This past weekend I sat back and relaxed in front of the television and watched whatever sport was on at the time, which was primarily baseball. So I am watching these so called professionals playing a kids game and getting paid millions of dollars supposedly doing it in a professional manner. I would like to know MLB’s idea of professionalism.
First of all, there is the rag tag bunch from Boston, the Red Sox, and World Series Champions two years back. On first glance they look more like potential actors auditioning for a modern Bad News Bears team movie than members of a championship winning professional sports team. Hats on slightly askew with hair protruding from beneath at odd angles, pants with the crotches at the player’s knees and the legs dragging behind them and, no doubt, some arms covered in ex-wives/girlfriends names or the latest in barbed wire designs.
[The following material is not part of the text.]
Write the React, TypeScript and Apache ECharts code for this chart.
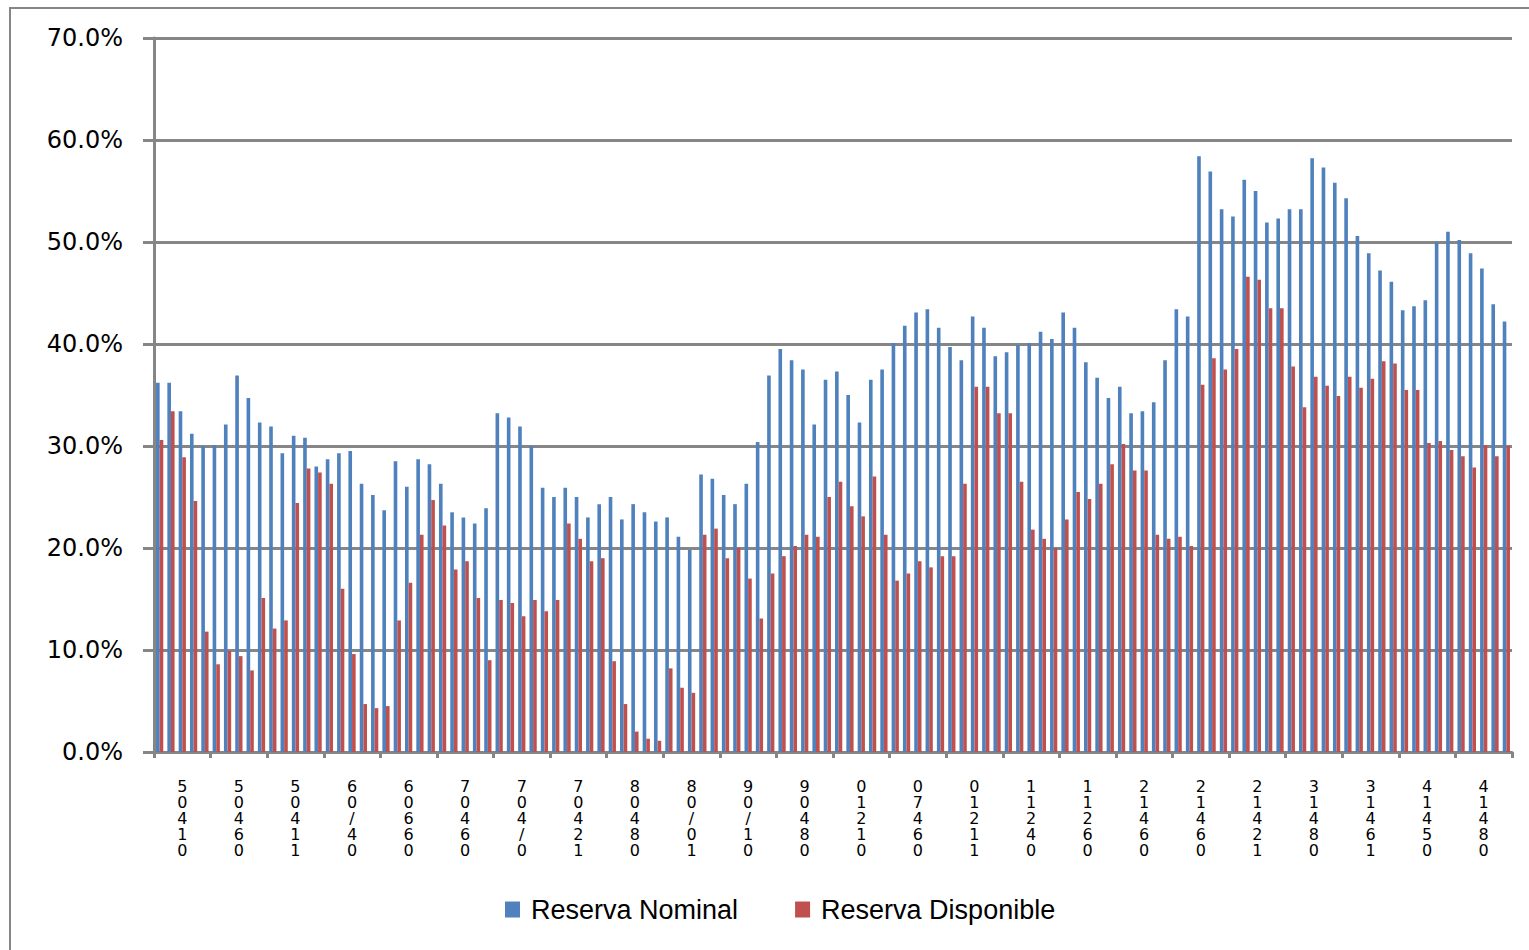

Some other players throughout the league are just as bad but they seem to be scattered more so than the Red Sox players.
The player’s actions themselves are not much better than their dress. Helmets and bats flying everywhere after a strikeout, f-bombs being dropped equally as frequent, and managers and players alike throwing tantrums at every bad call made by the umpires (which seem to be increasing) with no apparent punishment. These “professionals” don’t really seem to be very professional now do they? What would happen if a lawyer called a judge a cock sucker because he didn’t agree with a decision? He would be thrown in jail for contempt. Or if a manager told a director he made a boneheaded decision? The manager would likely be fired.
It’s time to bring the professionalism back to professional sports. If these multi-million dollar players can’t respect the hand that feeds them, then it’s time to replace them with those who will.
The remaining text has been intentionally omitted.